# [PROBLEM TO WORK ON]
Copy out the data exactly, leaving the pictures behind.

# [DATASET EXCERPT]
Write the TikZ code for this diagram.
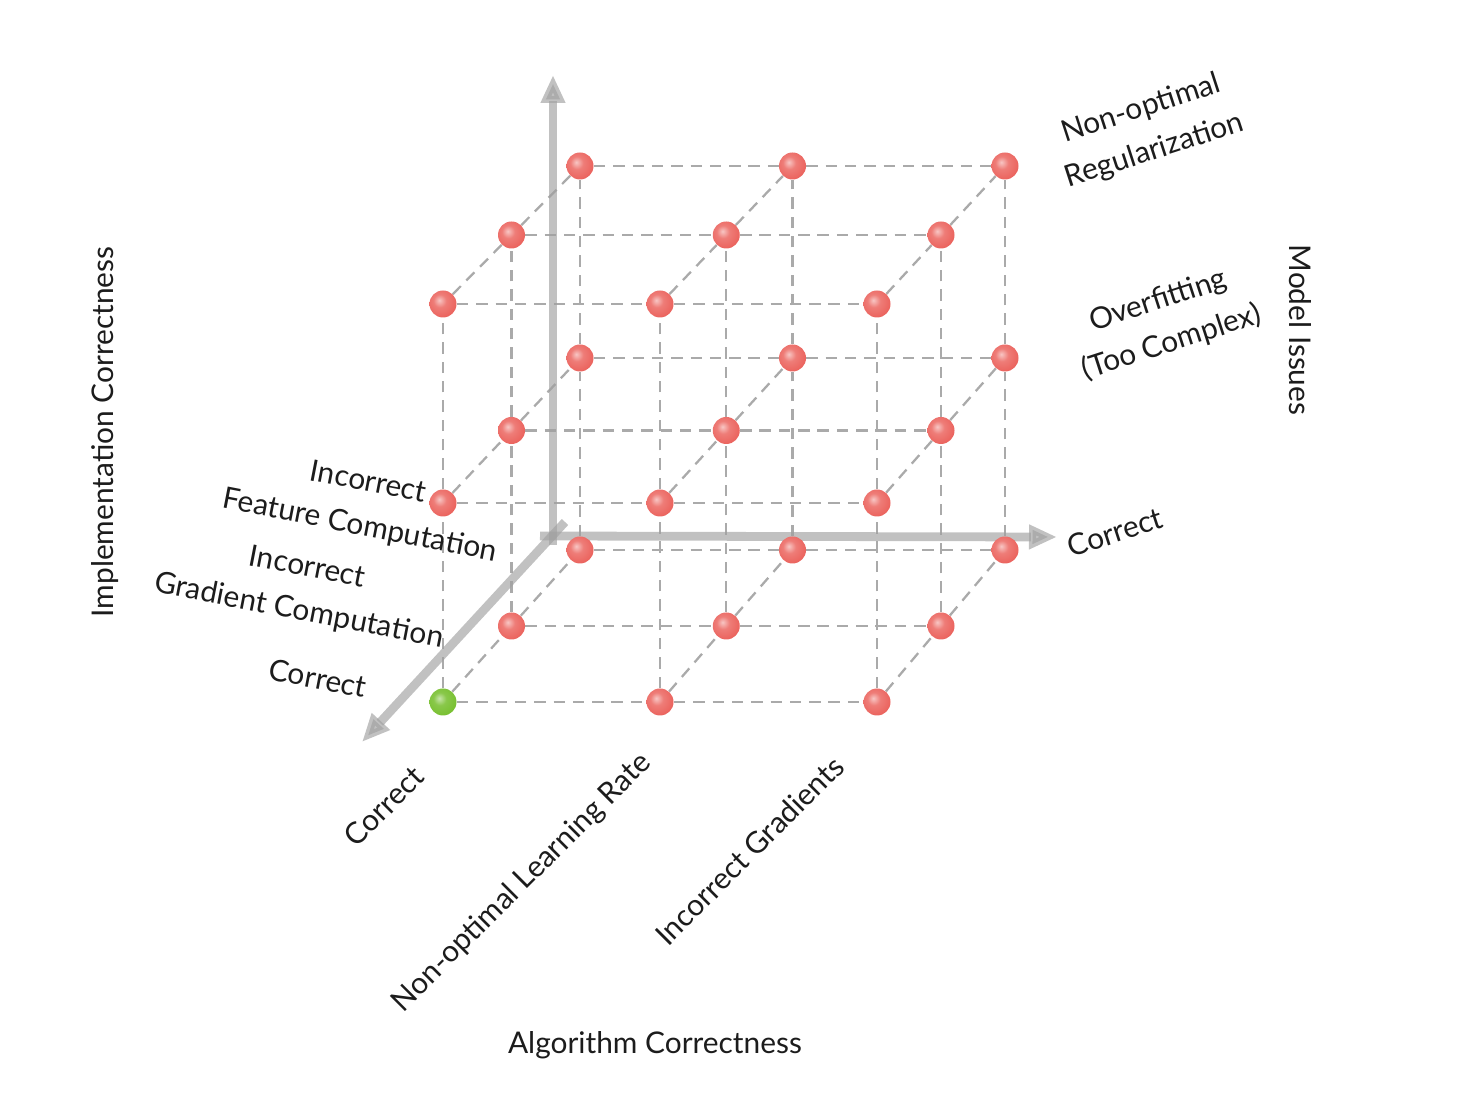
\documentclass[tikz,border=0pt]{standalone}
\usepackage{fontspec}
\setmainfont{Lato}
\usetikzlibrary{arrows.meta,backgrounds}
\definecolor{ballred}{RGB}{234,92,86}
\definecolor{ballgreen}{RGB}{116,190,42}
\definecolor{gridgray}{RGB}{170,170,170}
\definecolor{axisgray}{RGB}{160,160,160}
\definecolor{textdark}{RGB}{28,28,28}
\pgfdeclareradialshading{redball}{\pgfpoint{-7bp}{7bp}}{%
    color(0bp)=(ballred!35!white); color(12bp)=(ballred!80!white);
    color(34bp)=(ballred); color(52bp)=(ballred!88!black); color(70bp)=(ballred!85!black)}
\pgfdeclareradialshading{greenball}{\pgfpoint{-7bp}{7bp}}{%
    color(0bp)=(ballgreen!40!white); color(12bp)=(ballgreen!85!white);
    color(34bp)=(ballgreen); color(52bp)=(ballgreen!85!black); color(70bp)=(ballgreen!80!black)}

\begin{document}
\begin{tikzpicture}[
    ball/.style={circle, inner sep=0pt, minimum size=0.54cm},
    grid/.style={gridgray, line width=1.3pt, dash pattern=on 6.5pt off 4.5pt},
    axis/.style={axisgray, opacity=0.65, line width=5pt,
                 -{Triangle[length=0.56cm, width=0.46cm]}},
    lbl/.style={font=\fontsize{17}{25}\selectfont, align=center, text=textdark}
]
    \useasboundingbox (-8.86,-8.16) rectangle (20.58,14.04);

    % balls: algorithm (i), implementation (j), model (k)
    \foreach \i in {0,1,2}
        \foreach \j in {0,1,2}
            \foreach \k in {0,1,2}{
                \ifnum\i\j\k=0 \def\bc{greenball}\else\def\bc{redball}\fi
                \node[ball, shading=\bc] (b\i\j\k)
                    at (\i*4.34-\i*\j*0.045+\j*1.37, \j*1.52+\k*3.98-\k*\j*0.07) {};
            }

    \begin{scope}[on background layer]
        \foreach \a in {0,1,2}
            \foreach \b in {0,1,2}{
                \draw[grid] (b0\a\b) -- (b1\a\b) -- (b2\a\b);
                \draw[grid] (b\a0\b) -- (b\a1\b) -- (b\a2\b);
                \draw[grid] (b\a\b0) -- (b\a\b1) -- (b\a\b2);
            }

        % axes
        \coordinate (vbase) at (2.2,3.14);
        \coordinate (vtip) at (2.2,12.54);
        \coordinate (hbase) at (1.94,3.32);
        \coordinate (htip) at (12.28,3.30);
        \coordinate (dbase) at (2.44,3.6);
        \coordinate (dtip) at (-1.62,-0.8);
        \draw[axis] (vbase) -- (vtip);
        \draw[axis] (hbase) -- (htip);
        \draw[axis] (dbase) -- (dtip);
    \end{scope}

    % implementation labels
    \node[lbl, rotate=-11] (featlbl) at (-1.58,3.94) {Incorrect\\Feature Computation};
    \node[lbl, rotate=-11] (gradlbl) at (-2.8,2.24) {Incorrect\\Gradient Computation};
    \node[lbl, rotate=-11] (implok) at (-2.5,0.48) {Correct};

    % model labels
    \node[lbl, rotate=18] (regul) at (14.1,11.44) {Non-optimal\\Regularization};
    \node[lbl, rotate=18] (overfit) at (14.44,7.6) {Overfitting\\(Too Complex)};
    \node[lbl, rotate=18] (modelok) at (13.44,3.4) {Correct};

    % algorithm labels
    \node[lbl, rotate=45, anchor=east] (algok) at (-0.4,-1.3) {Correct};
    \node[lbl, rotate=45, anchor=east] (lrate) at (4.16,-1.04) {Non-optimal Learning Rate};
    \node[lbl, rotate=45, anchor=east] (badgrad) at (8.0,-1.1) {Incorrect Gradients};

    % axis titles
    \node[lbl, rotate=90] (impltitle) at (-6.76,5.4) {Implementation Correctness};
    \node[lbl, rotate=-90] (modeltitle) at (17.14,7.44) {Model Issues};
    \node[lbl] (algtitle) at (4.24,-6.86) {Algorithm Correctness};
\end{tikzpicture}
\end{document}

# [FINISHED TASK]
Write the TikZ code for this diagram.
\documentclass[tikz,border=0pt]{standalone}
\usepackage{fontspec}
\setmainfont{Lato}
\usetikzlibrary{arrows.meta,backgrounds}
\definecolor{ballred}{RGB}{234,92,86}
\definecolor{ballgreen}{RGB}{116,190,42}
\definecolor{gridgray}{RGB}{170,170,170}
\definecolor{axisgray}{RGB}{160,160,160}
\definecolor{textdark}{RGB}{28,28,28}
\pgfdeclareradialshading{redball}{\pgfpoint{-7bp}{7bp}}{%
    color(0bp)=(ballred!35!white); color(12bp)=(ballred!80!white);
    color(34bp)=(ballred); color(52bp)=(ballred!88!black); color(70bp)=(ballred!85!black)}
\pgfdeclareradialshading{greenball}{\pgfpoint{-7bp}{7bp}}{%
    color(0bp)=(ballgreen!40!white); color(12bp)=(ballgreen!85!white);
    color(34bp)=(ballgreen); color(52bp)=(ballgreen!85!black); color(70bp)=(ballgreen!80!black)}

\begin{document}
\begin{tikzpicture}[
    ball/.style={circle, inner sep=0pt, minimum size=0.54cm},
    grid/.style={gridgray, line width=1.3pt, dash pattern=on 6.5pt off 4.5pt},
    axis/.style={axisgray, opacity=0.65, line width=5pt,
                 -{Triangle[length=0.56cm, width=0.46cm]}},
    lbl/.style={font=\fontsize{17}{25}\selectfont, align=center, text=textdark}
]
    \useasboundingbox (-8.86,-8.16) rectangle (20.58,14.04);

    % balls: algorithm (i), implementation (j), model (k)
    \foreach \i in {0,1,2}
        \foreach \j in {0,1,2}
            \foreach \k in {0,1,2}{
                \ifnum\i\j\k=0 \def\bc{greenball}\else\def\bc{redball}\fi
                \node[ball, shading=\bc] (b\i\j\k)
                    at (\i*4.34-\i*\j*0.045+\j*1.37, \j*1.52+\k*3.98-\k*\j*0.07) {};
            }

    \begin{scope}[on background layer]
        \foreach \a in {0,1,2}
            \foreach \b in {0,1,2}{
                \draw[grid] (b0\a\b) -- (b1\a\b) -- (b2\a\b);
                \draw[grid] (b\a0\b) -- (b\a1\b) -- (b\a2\b);
                \draw[grid] (b\a\b0) -- (b\a\b1) -- (b\a\b2);
            }

        % axes
        \coordinate (vbase) at (2.2,3.14);
        \coordinate (vtip) at (2.2,12.54);
        \coordinate (hbase) at (1.94,3.32);
        \coordinate (htip) at (12.28,3.30);
        \coordinate (dbase) at (2.44,3.6);
        \coordinate (dtip) at (-1.62,-0.8);
        \draw[axis] (vbase) -- (vtip);
        \draw[axis] (hbase) -- (htip);
        \draw[axis] (dbase) -- (dtip);
    \end{scope}

    % implementation labels
    \node[lbl, rotate=-11] (featlbl) at (-1.58,3.94) {Incorrect\\Feature Computation};
    \node[lbl, rotate=-11] (gradlbl) at (-2.8,2.24) {Incorrect\\Gradient Computation};
    \node[lbl, rotate=-11] (implok) at (-2.5,0.48) {Correct};

    % model labels
    \node[lbl, rotate=18] (regul) at (14.1,11.44) {Non-optimal\\Regularization};
    \node[lbl, rotate=18] (overfit) at (14.44,7.6) {Overfitting\\(Too Complex)};
    \node[lbl, rotate=18] (modelok) at (13.44,3.4) {Correct};

    % algorithm labels
    \node[lbl, rotate=45, anchor=east] (algok) at (-0.4,-1.3) {Correct};
    \node[lbl, rotate=45, anchor=east] (lrate) at (4.16,-1.04) {Non-optimal Learning Rate};
    \node[lbl, rotate=45, anchor=east] (badgrad) at (8.0,-1.1) {Incorrect Gradients};

    % axis titles
    \node[lbl, rotate=90] (impltitle) at (-6.76,5.4) {Implementation Correctness};
    \node[lbl, rotate=-90] (modeltitle) at (17.14,7.44) {Model Issues};
    \node[lbl] (algtitle) at (4.24,-6.86) {Algorithm Correctness};
\end{tikzpicture}
\end{document}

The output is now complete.